Please set down all the lines beneath this one exactly, without the pictures.

════════════════════

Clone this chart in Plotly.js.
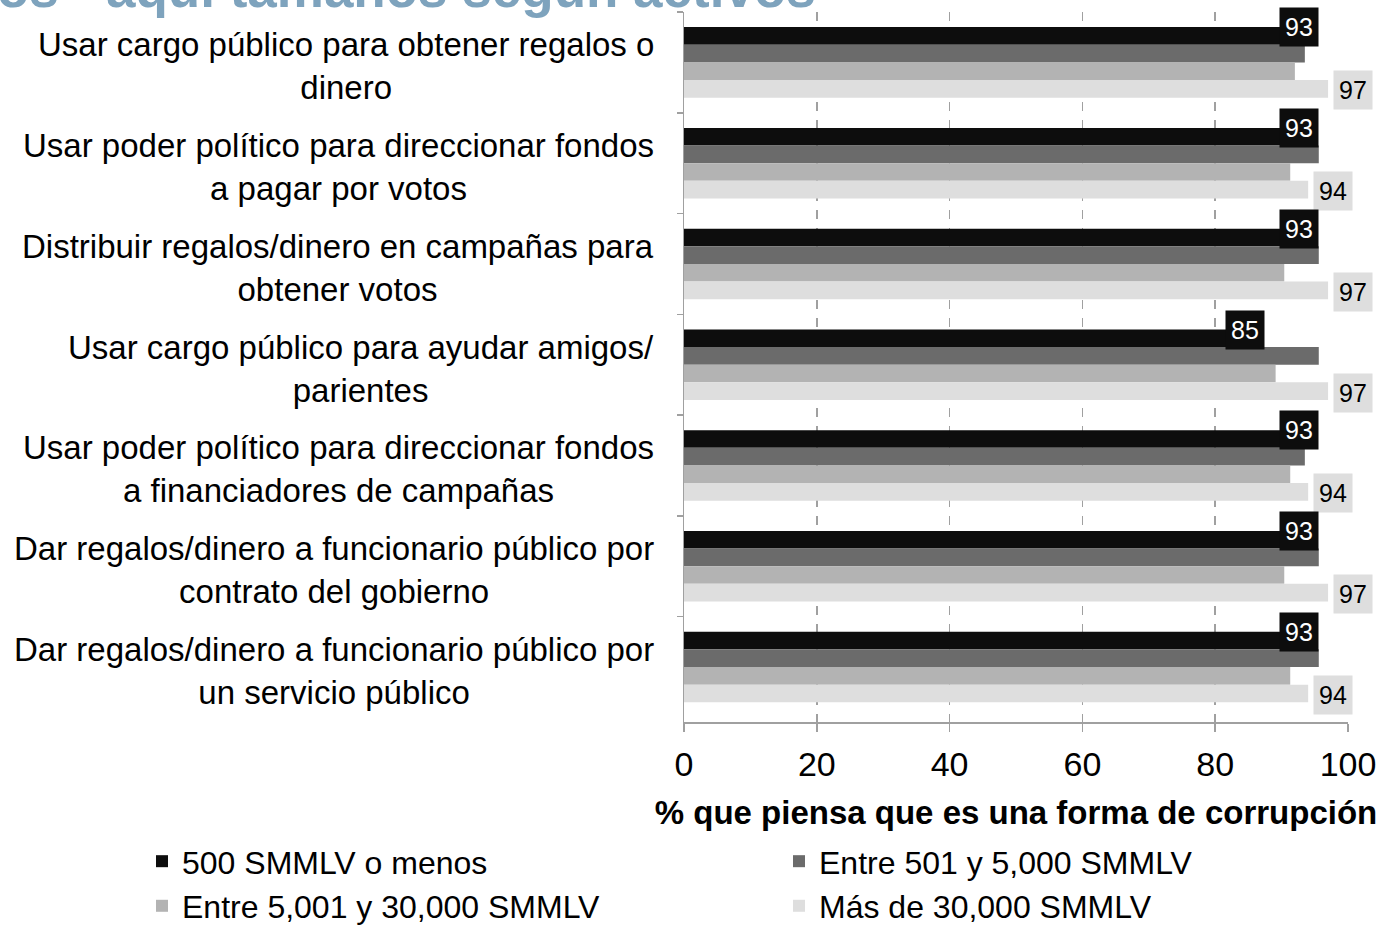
<!DOCTYPE html>
<html>
<head>
<meta charset="utf-8">
<script src="https://cdn.plot.ly/plotly-3.0.1.min.js"></script>
<style>html,body{margin:0;padding:0;background:#fff;}#chart{width:1389px;height:925px;}</style>
</head>
<body>
<div id="chart"></div>
<script>
const categories = [
  "Usar cargo público para obtener regalos o<br>dinero",
  "Usar poder político para direccionar fondos<br>a pagar por votos",
  "Distribuir regalos/dinero en campañas para<br>obtener votos",
  "Usar cargo público para ayudar amigos/<br>parientes",
  "Usar poder político para direccionar fondos<br>a financiadores de campañas",
  "Dar regalos/dinero a funcionario público por<br>contrato del gobierno",
  "Dar regalos/dinero a funcionario público por<br>un servicio público"
];
const seriesNames = ["500 SMMLV o menos", "Entre 501 y 5,000 SMMLV", "Entre 5,001 y 30,000 SMMLV", "Más de 30,000 SMMLV"];
const s500 = [93, 93, 93, 85, 93, 93, 93];
const s501 = [93.5, 95.6, 95.6, 95.6, 93.5, 95.6, 95.6];
const s5001 = [92, 91.3, 90.4, 89.1, 91.3, 90.4, 91.3];
const s30000 = [97, 94, 97, 97, 94, 97, 94];
const tickVals = [0, 20, 40, 60, 80, 100];
const titleText = "os - aquí tamaños según activos";
const xTitle = "% que piensa que es una forma de corrupción";

const colors = ["#0d0d0d", "#6b6b6b", "#b3b3b3", "#dedede"];
const allSeries = [s500, s501, s5001, s30000];
const legendOf = ["legend", "legend2", "legend", "legend2"];

const traces = allSeries.map((vals, i) => ({
  type: "bar",
  orientation: "h",
  name: seriesNames[i],
  x: vals,
  y: categories,
  marker: {color: colors[i]},
  legend: legendOf[i],
  hoverinfo: "x"
}));

const FONT = "Liberation Sans, Arial, sans-serif";
const annotations = [];
categories.forEach((c, j) => {
  annotations.push({
    x: s500[j], y: c, xref: "x", yref: "y",
    text: String(Math.round(s500[j])),
    showarrow: false, xanchor: "center", yanchor: "middle",
    yshift: 35, xshift: -3,
    bgcolor: "#0d0d0d", borderpad: 5,
    font: {family: FONT, size: 25, color: "#ffffff"}
  });
  annotations.push({
    x: s30000[j], y: c, xref: "x", yref: "y",
    text: String(Math.round(s30000[j])),
    showarrow: false, xanchor: "left", yanchor: "middle",
    yshift: -28, xshift: 5,
    bgcolor: "#dedede", borderpad: 5,
    font: {family: FONT, size: 25, color: "#000000"}
  });
  annotations.push({
    x: (655 - 684) / 664, y: c, xref: "paper", yref: "y",
    text: c, showarrow: false, xanchor: "right", yanchor: "middle",
    align: "center", yshift: -4, borderpad: 0,
    font: {family: FONT, size: 33, color: "#000000"}
  });
});
annotations.push({
  xref: "paper", yref: "paper", x: (818 - 684) / 664, y: 1 + (12 - 20) / 710,
  xanchor: "right", yanchor: "bottom",
  text: "<b>" + titleText + "</b>", showarrow: false,
  font: {family: FONT, size: 53, color: "#7ea3bd"}
});

const legendBase = {
  orientation: "v", xref: "container", yref: "container",
  y: 0.0985, xanchor: "left", yanchor: "top",
  traceorder: "normal", tracegroupgap: 0,
  bgcolor: "rgba(0,0,0,0)",
  font: {family: FONT, size: 32, color: "#000"}
};

const layout = {
  width: 1389, height: 925,
  margin: {l: 684, r: 41, t: 12, b: 203, autoexpand: false},
  paper_bgcolor: "#ffffff", plot_bgcolor: "#ffffff",
  barmode: "group", bargap: 0.3, bargroupgap: 0,
  font: {family: FONT, color: "#000000"},
  showlegend: true,
  legend: Object.assign({}, legendBase, {x: 142 / 1389}),
  legend2: Object.assign({}, legendBase, {x: 779 / 1389}),
  xaxis: {
    range: [0, 100], tickvals: tickVals, ticktext: tickVals.map(String),
    showline: true, linecolor: "#a0a0a0", linewidth: 1.5,
    ticks: "outside", ticklen: 8, tickcolor: "#a0a0a0", tickwidth: 1.5,
    showgrid: true, gridcolor: "#a0a0a0", griddash: "dash", gridwidth: 1.5,
    zeroline: false,
    tickfont: {family: FONT, size: 34, color: "#000"},
    ticklabelstandoff: 4,
    title: {text: "<b>" + xTitle + "</b>", font: {family: FONT, size: 33, color: "#000"}, standoff: 18},
    automargin: false,
    fixedrange: true
  },
  yaxis: {
    type: "category", autorange: "reversed",
    showline: true, linecolor: "#a0a0a0", linewidth: 1.5,
    ticks: "outside", ticklen: 6, tickcolor: "#a0a0a0", tickwidth: 1.5,
    tickson: "boundaries", showgrid: false,
    showticklabels: false,
    automargin: false,
    fixedrange: true
  },
  annotations: annotations
};

Plotly.newPlot("chart", traces, layout, {displayModeBar: false, staticPlot: true});
</script>
</body>
</html>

════════════════════

Solution below -
Clone this chart in Plotly.js.
<!DOCTYPE html>
<html>
<head>
<meta charset="utf-8">
<script src="https://cdn.plot.ly/plotly-3.0.1.min.js"></script>
<style>html,body{margin:0;padding:0;background:#fff;}#chart{width:1389px;height:925px;}</style>
</head>
<body>
<div id="chart"></div>
<script>
const categories = [
  "Usar cargo público para obtener regalos o<br>dinero",
  "Usar poder político para direccionar fondos<br>a pagar por votos",
  "Distribuir regalos/dinero en campañas para<br>obtener votos",
  "Usar cargo público para ayudar amigos/<br>parientes",
  "Usar poder político para direccionar fondos<br>a financiadores de campañas",
  "Dar regalos/dinero a funcionario público por<br>contrato del gobierno",
  "Dar regalos/dinero a funcionario público por<br>un servicio público"
];
const seriesNames = ["500 SMMLV o menos", "Entre 501 y 5,000 SMMLV", "Entre 5,001 y 30,000 SMMLV", "Más de 30,000 SMMLV"];
const s500 = [93, 93, 93, 85, 93, 93, 93];
const s501 = [93.5, 95.6, 95.6, 95.6, 93.5, 95.6, 95.6];
const s5001 = [92, 91.3, 90.4, 89.1, 91.3, 90.4, 91.3];
const s30000 = [97, 94, 97, 97, 94, 97, 94];
const tickVals = [0, 20, 40, 60, 80, 100];
const titleText = "os - aquí tamaños según activos";
const xTitle = "% que piensa que es una forma de corrupción";

const colors = ["#0d0d0d", "#6b6b6b", "#b3b3b3", "#dedede"];
const allSeries = [s500, s501, s5001, s30000];
const legendOf = ["legend", "legend2", "legend", "legend2"];

const traces = allSeries.map((vals, i) => ({
  type: "bar",
  orientation: "h",
  name: seriesNames[i],
  x: vals,
  y: categories,
  marker: {color: colors[i]},
  legend: legendOf[i],
  hoverinfo: "x"
}));

const FONT = "Liberation Sans, Arial, sans-serif";
const annotations = [];
categories.forEach((c, j) => {
  annotations.push({
    x: s500[j], y: c, xref: "x", yref: "y",
    text: String(Math.round(s500[j])),
    showarrow: false, xanchor: "center", yanchor: "middle",
    yshift: 35, xshift: -3,
    bgcolor: "#0d0d0d", borderpad: 5,
    font: {family: FONT, size: 25, color: "#ffffff"}
  });
  annotations.push({
    x: s30000[j], y: c, xref: "x", yref: "y",
    text: String(Math.round(s30000[j])),
    showarrow: false, xanchor: "left", yanchor: "middle",
    yshift: -28, xshift: 5,
    bgcolor: "#dedede", borderpad: 5,
    font: {family: FONT, size: 25, color: "#000000"}
  });
  annotations.push({
    x: (655 - 684) / 664, y: c, xref: "paper", yref: "y",
    text: c, showarrow: false, xanchor: "right", yanchor: "middle",
    align: "center", yshift: -4, borderpad: 0,
    font: {family: FONT, size: 33, color: "#000000"}
  });
});
annotations.push({
  xref: "paper", yref: "paper", x: (818 - 684) / 664, y: 1 + (12 - 20) / 710,
  xanchor: "right", yanchor: "bottom",
  text: "<b>" + titleText + "</b>", showarrow: false,
  font: {family: FONT, size: 53, color: "#7ea3bd"}
});

const legendBase = {
  orientation: "v", xref: "container", yref: "container",
  y: 0.0985, xanchor: "left", yanchor: "top",
  traceorder: "normal", tracegroupgap: 0,
  bgcolor: "rgba(0,0,0,0)",
  font: {family: FONT, size: 32, color: "#000"}
};

const layout = {
  width: 1389, height: 925,
  margin: {l: 684, r: 41, t: 12, b: 203, autoexpand: false},
  paper_bgcolor: "#ffffff", plot_bgcolor: "#ffffff",
  barmode: "group", bargap: 0.3, bargroupgap: 0,
  font: {family: FONT, color: "#000000"},
  showlegend: true,
  legend: Object.assign({}, legendBase, {x: 142 / 1389}),
  legend2: Object.assign({}, legendBase, {x: 779 / 1389}),
  xaxis: {
    range: [0, 100], tickvals: tickVals, ticktext: tickVals.map(String),
    showline: true, linecolor: "#a0a0a0", linewidth: 1.5,
    ticks: "outside", ticklen: 8, tickcolor: "#a0a0a0", tickwidth: 1.5,
    showgrid: true, gridcolor: "#a0a0a0", griddash: "dash", gridwidth: 1.5,
    zeroline: false,
    tickfont: {family: FONT, size: 34, color: "#000"},
    ticklabelstandoff: 4,
    title: {text: "<b>" + xTitle + "</b>", font: {family: FONT, size: 33, color: "#000"}, standoff: 18},
    automargin: false,
    fixedrange: true
  },
  yaxis: {
    type: "category", autorange: "reversed",
    showline: true, linecolor: "#a0a0a0", linewidth: 1.5,
    ticks: "outside", ticklen: 6, tickcolor: "#a0a0a0", tickwidth: 1.5,
    tickson: "boundaries", showgrid: false,
    showticklabels: false,
    automargin: false,
    fixedrange: true
  },
  annotations: annotations
};

Plotly.newPlot("chart", traces, layout, {displayModeBar: false, staticPlot: true});
</script>
</body>
</html>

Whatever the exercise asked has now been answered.